You’re in your room doing a big time Zoom. It’s going to mean the difference between a diet of yogurt and berries or a lovely and luscious Tomahawk steak. And what happens? You break one of the rules of effective zooming and your colleagues request that you turn off your video and the host boots you out. Getting kicked off a Zoom is pretty gloomy and it’s totally avoidable IF you follow these 11 do’s and don’ts of effective zooming.
1. DO remain aware of what you’re wearing and especially how “colorful” you’re being. Mostly wear bright colors, except you can’t wear white after Labor Day (the day your wife or you give birth). Colorful phycologists suggest that wearing bright colors triggers emotions like optimism, confidence, and creativity. Opt for bright solid colors like blue, green, red, orange, purple, or yellow. Black is fine if you’re a mortician. Many financial planners wear a coat and tie and I guess I understand, but it just seems a bit pretentious to me like they’re saying: “You have to trust me. I’m at home wearing a suit.”
2. Use the video settings in Zoom to enhance your appearance. If you think you look blurry, stop drinking at 8 am in the morning. Better still, use the settings in Zoom that appear in the cog icon in the upper right-hand corner of Zoom to touch up your appearance
3. Create a cool setting behind you. Place yourself in a room with a bookcase behind you where you can display books like, The Scum Also Rises by the CEO of Waste Management, or Vladimir Putin Cracks Me Up, and Of Mutts and Men. Also consider a virtual background behind you. I’ve used this a few times, but not very successfully since I get a ghost-like appearance around me. But if you have a green screen, you can select all kinds of shots like putting yourself on a beach in Hawaii, or in front of the Sphinx.

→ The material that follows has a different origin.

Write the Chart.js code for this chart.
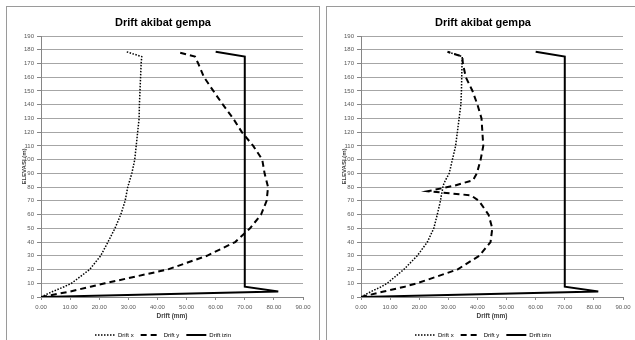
<!DOCTYPE html>
<html>
<head>
<meta charset="utf-8">
<script src="https://cdn.jsdelivr.net/npm/chart.js@4/dist/chart.umd.min.js"></script>
<style>
  body { margin: 0; background: #fff; width: 635px; height: 340px; overflow: hidden; position: relative; }
  .box { position: absolute; top: 6px; width: 314px; height: 350px; border: 1px solid #9a9a9a; box-sizing: border-box; background: #fff; overflow: hidden; }
  .box canvas { position: absolute; left: 0; top: 0; }
</style>
</head>
<body>
<div class="box" style="left:6px"><canvas id="chartLeft" width="312" height="341"></canvas></div>
<div class="box" style="left:326px"><canvas id="chartRight" width="312" height="341"></canvas></div>
<script>
'use strict'

// left chart: elevation (m) and drift (mm)
const elevLeft = [0, 4, 7.5, 10, 20, 30, 40, 50, 60, 70, 80, 90, 100, 110, 120, 130, 140, 150, 160, 170, 175, 178.5]
const driftXLeft = [0, 4, 8, 10.5, 16.7, 20.5, 23, 25.4, 27.4, 28.9, 29.8, 31.2, 32.2, 32.7, 33.2, 33.7, 33.8, 34, 34.2, 34.4, 34.6, 29.4]
const driftYLeft = [0, 10, 17, 22, 43.5, 57, 66.7, 71.8, 75.6, 77.5, 78, 76.8, 76, 72.9, 69, 66, 62.5, 59.2, 56, 54, 52.9, 46.6]
const driftIzinLeft = [0, 81.5, 70, 70, 70, 70, 70, 70, 70, 70, 70, 70, 70, 70, 70, 70, 70, 70, 70, 70, 70, 60]

// right chart
const elevRight = [0, 4, 7.5, 10, 20, 30, 40, 50, 60, 70, 74, 77, 81, 85, 90, 100, 110, 120, 130, 140, 150, 160, 170, 175, 178.5]
const driftXRight = [0, 3.5, 7, 9, 14.7, 19.3, 22.8, 25, 26.2, 27.3, 27.6, 27.9, 28.2, 29, 30.3, 31.4, 32.5, 33.1, 33.7, 34.3, 34.5, 34.6, 34.7, 34.8, 29.7]
const driftYRight = [0, 7.8, 15, 19.3, 33.1, 40.6, 44.5, 45.1, 43.8, 40.5, 37.8, 22.9, 32, 38.5, 39.8, 41.1, 42, 41.7, 41.4, 40, 38.3, 36, 35, 34.8, 29.7]
const driftIzinRight = [0, 81.5, 70, 70, 70, 70, 70, 70, 70, 70, 70, 70, 70, 70, 70, 70, 70, 70, 70, 70, 70, 70, 70, 70, 60]

const seriesNames = ['Drift x', 'Drift y', 'Drift izin']
const chartTitle = 'Drift akibat gempa'
const xTitle = 'Drift (mm)'
const yTitle = 'ELEVASI (m)'

const fontFamily = "'Liberation Sans', Arial, sans-serif"
const tickColor = '#595959'

function points(elev, drift) {
  return elev.map((e, i) => ({ x: drift[i], y: e }))
}

function makeChart(id, elev, dx, dy, dizin) {
  return new Chart(document.getElementById(id), {
    type: 'scatter',
    data: {
      datasets: [
        { label: seriesNames[0], data: points(elev, dx), borderColor: '#000', borderWidth: 1.5, borderDash: [1.5, 1.5] },
        { label: seriesNames[1], data: points(elev, dy), borderColor: '#000', borderWidth: 2, borderDash: [6, 4] },
        { label: seriesNames[2], data: points(elev, dizin), borderColor: '#000', borderWidth: 2 }
      ]
    },
    options: {
      responsive: false,
      animation: false,
      showLine: true,
      elements: { point: { radius: 0 }, line: { tension: 0, fill: false } },
      layout: { padding: 0 },
      plugins: {
        title: {
          display: true,
          text: chartTitle,
          color: '#000',
          font: { family: fontFamily, size: 11, weight: 'bold' },
          padding: { top: 9, bottom: 6.8 }
        },
        legend: {
          position: 'bottom',
          labels: {
            usePointStyle: true,
            pointStyle: 'line',
            pointStyleWidth: 20,
            boxHeight: 6,
            padding: 7,
            color: tickColor,
            font: { family: fontFamily, size: 6 },
            generateLabels: (chart) => chart.data.datasets.map((ds, i) => ({
              text: ds.label,
              strokeStyle: ds.borderColor,
              fillStyle: ds.borderColor,
              lineWidth: ds.borderWidth,
              lineDash: ds.borderDash || [],
              pointStyle: 'line',
              datasetIndex: i,
              hidden: false
            }))
          }
        },
        tooltip: { enabled: false }
      },
      scales: {
        x: {
          type: 'linear',
          min: 0,
          max: 90,
          afterFit: (s) => { s.height = 28 },
          ticks: { stepSize: 10, color: tickColor, font: { family: fontFamily, size: 6 }, padding: 4, callback: (v) => v.toFixed(2) },
          grid: { drawOnChartArea: false, color: '#868686', tickLength: 3 },
          border: { color: '#868686' },
          title: { display: true, text: xTitle, color: '#404040', font: { family: fontFamily, size: 6.5, weight: 'bold' }, padding: { top: 2, bottom: 5 } }
        },
        y: {
          type: 'linear',
          min: 0,
          max: 190,
          afterFit: (s) => { s.width = 34 },
          ticks: { stepSize: 10, color: tickColor, font: { family: fontFamily, size: 6 }, padding: 3 },
          grid: { color: '#a6a6a6', tickColor: '#868686', tickLength: 4 },
          border: { color: '#868686' },
          title: { display: true, text: yTitle, color: '#404040', font: { family: fontFamily, size: 6, weight: 'bold' }, padding: { top: 14, bottom: 0 } }
        },
        // empty right-hand space so the title and legend stay centred on the whole box
        spacer: {
          type: 'linear',
          position: 'right',
          afterFit: (s) => { s.width = 16 },
          ticks: { display: false },
          grid: { display: false },
          border: { display: false }
        }
      }
    }
  })
}

makeChart('chartLeft', elevLeft, driftXLeft, driftYLeft, driftIzinLeft)
makeChart('chartRight', elevRight, driftXRight, driftYRight, driftIzinRight)
</script>
</body>
</html>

4. Make sure your sound quality is good. Spend a few bucks for an external microphone.
5. Take Advantage of Many “Chat” Features: Zoom Chat offers:
- 1:1 chat or group conversations via public or private channels
- Starring messages to save for later
- Pinned messages
- A personal space to send yourself reminders and files
- Light or dark themes in your chat panel
- Customizable channels
- Privacy features and access permissions
- GIFs from GIPHY
- Message archiving and third-party storage
- Chat message history with manageable time limits
- Screen capture, file transfer, and image uploads
- Status and presence
- Edit and delete messages
How About Some Don’ts?
6. Don’t eat an Italian sub while on a Zoom call. I know some Zoom invitations say, “Lunch with a Bunch of Zoomers.” but it still looks gross, especially if it’s a meatball sub that drips sauce on your shirt.
7. Don’t answer your phone if it rings. And obviously, don’t leave your phone on in the first place.
8. Don’t allow Fido, or in my case, Luigi, in the room with you. Barking can be annoying, which means you don’t want your wife in the room either. (Ooooo and not true.)
9. Don’t chance running out of battery power. Make sure you’re fully charged (technically and personally) before starting your next Zoom call. Dropping out of the meeting all of a sudden does not look professional.
10. Don’t forget to mute and unmute. If you’re muted, people let you know pretty quickly: “Jim, you slacker, you’re muted.” However, it’s easy to forget you left your mic on and people can hear you coughing, sneezing, typing, blowing your nose, etc. We don’t want that, do we?
11. Drop those pajama bottoms. Not literally. Who wants to witness that? But the thought here is don’t wear pajama bottoms in the first place. If you want to feel sharp and professional, pajamas aren’t the way to go. When I was in college, one of my fraternity brothers always put a coat and tie on when he had an exam so he would feel strong and powerful. Too bad he flunked out.